Much like the old adage of too many cooks spoiling the broth, an excessive number of Tamil films has been causing an unbearable headache to exhibitors, distributors and producers. With nearly 200 Tamil movies churned out last year (compared to 120 in Kerala and 109 in Bengal) and just about 40 earning some kind of profit, there is a virtual traffic snarl at the cinemas. And in any case, there are not too many of them in Tamil Nadu. A prime reason being the state government cap on ticket price - which cannot, under any circumstance, exceed Rs 120 a seat in a multiplex - which also has to reserve the first row for Rs 10 a seat. Another reason for the comparatively smaller number of theatres in Chennai and other places in Tamil Nadu is the cap on the number of shows. On a weekday, no cinema can hold a screening before 11.30 or 12. This condition is relaxed on holidays and weekends.
With this kind of humungous production numbers, small and meaningful and independent cinema gets crushed out of existence. Now, take Kuttram 23 and Maanagaram (both reviewed in these columns). Both picked up an impressive patronage a few days after their releases - because of laudatory media reviews and excellent word of mouth. But despite this, Kuttram 23 found itself being edged out in its second week, because theatres were under intense pressure to accommodate a whole lot of fresh films.
As one public relations officer tells this writer, there was a time when great movies from men like Sridhar and K Balachander picked up footfalls only after several weeks, and cinemas had the patience to wait. Also, there were not too many movies being made in those days. “The digital technology has admittedly made film making easier and far less expensive.
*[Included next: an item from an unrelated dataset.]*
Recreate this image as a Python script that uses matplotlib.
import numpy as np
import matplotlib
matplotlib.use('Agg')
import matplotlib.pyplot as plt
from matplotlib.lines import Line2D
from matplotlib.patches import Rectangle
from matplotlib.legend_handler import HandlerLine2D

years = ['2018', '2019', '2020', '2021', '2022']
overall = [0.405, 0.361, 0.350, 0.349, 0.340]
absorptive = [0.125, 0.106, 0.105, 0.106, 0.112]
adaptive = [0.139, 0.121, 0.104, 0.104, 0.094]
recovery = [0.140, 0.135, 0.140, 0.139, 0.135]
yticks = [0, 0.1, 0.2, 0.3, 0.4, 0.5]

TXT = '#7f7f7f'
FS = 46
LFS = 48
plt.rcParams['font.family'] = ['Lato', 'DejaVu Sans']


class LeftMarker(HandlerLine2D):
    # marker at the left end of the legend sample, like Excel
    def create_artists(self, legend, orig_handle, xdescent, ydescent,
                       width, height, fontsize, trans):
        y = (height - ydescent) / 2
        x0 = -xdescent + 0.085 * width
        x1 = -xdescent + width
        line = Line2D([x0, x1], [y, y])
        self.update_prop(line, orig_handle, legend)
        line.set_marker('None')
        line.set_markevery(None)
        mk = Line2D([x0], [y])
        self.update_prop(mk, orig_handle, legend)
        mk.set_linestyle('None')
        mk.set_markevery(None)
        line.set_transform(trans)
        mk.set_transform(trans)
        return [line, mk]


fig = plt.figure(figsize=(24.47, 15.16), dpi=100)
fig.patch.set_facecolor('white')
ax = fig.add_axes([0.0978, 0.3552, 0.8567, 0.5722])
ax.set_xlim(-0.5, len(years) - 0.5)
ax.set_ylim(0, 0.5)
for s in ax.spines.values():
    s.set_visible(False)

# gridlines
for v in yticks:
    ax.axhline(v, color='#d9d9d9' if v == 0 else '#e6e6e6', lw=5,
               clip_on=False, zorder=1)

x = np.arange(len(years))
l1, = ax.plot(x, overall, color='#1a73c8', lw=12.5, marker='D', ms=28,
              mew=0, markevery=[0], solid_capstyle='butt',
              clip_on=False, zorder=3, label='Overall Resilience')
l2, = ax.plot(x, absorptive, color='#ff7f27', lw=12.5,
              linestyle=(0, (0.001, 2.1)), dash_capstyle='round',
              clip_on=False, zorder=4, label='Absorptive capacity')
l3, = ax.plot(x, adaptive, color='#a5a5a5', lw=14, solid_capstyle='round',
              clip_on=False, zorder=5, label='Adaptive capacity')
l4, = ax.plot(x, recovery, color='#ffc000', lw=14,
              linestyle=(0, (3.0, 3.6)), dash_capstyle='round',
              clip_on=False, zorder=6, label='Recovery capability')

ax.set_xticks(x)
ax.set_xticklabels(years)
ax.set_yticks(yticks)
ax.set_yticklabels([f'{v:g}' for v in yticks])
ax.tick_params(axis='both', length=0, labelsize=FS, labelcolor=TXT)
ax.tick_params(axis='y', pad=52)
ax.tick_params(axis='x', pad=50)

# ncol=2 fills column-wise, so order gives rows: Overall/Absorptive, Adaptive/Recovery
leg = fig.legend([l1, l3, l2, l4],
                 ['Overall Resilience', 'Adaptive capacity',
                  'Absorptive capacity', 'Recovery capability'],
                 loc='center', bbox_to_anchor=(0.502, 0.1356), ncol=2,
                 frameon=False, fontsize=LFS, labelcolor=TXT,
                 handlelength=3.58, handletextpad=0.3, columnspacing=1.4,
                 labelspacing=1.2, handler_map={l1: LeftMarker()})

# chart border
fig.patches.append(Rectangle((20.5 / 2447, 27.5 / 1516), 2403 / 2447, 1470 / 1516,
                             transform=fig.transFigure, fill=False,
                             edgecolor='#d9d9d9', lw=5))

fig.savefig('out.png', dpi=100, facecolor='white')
One can also wrap up a movie shoot in no time, and the absence of having to buy film/raw stock - which involved almost a lakh of rupees every day of the production - help producers and directors make merry with digital camera - shooting and re-shooting the same scenes and editing and re-editing the same sequences.”
All this is good, but the flip side is that an awful lot of awfully bad movies are popping out every day.
If this is a nightmare for theatres, it is a heartbreak for good cinema. Maanagaram -- which opened last Friday, may find it a struggle to get a second week slot or a prime-time slot. If it is allotted a late night show, most young people or most working men and women will find it difficult to watch Maanagaram. This will be a shame.
Arun Vijay was quoted in The Hindu as having said: “My Kuttram 23 was a hit but it would have become a super hit if multiplexes had given us more shows and prime screens in its second week. In certain places, our shows had to be cut down despite full occupancy to accommodate a bigger film. That’s how the trade functions today, with multiple releases fighting for screens. And if I wait for a solo release date, my movie will never see the light of day.” He is bang on.
Adding to this bottleneck are movies in Malayalam, Hindi and English -- which find themselves being treated as poor cousins.
Obviously, Tamil film production needs to be regulated, but with members of the Tamil Film Producers Council now fighting a bitter internecine war amongst themselves, good Tamil cinema finds itself being sacrificed at the altar.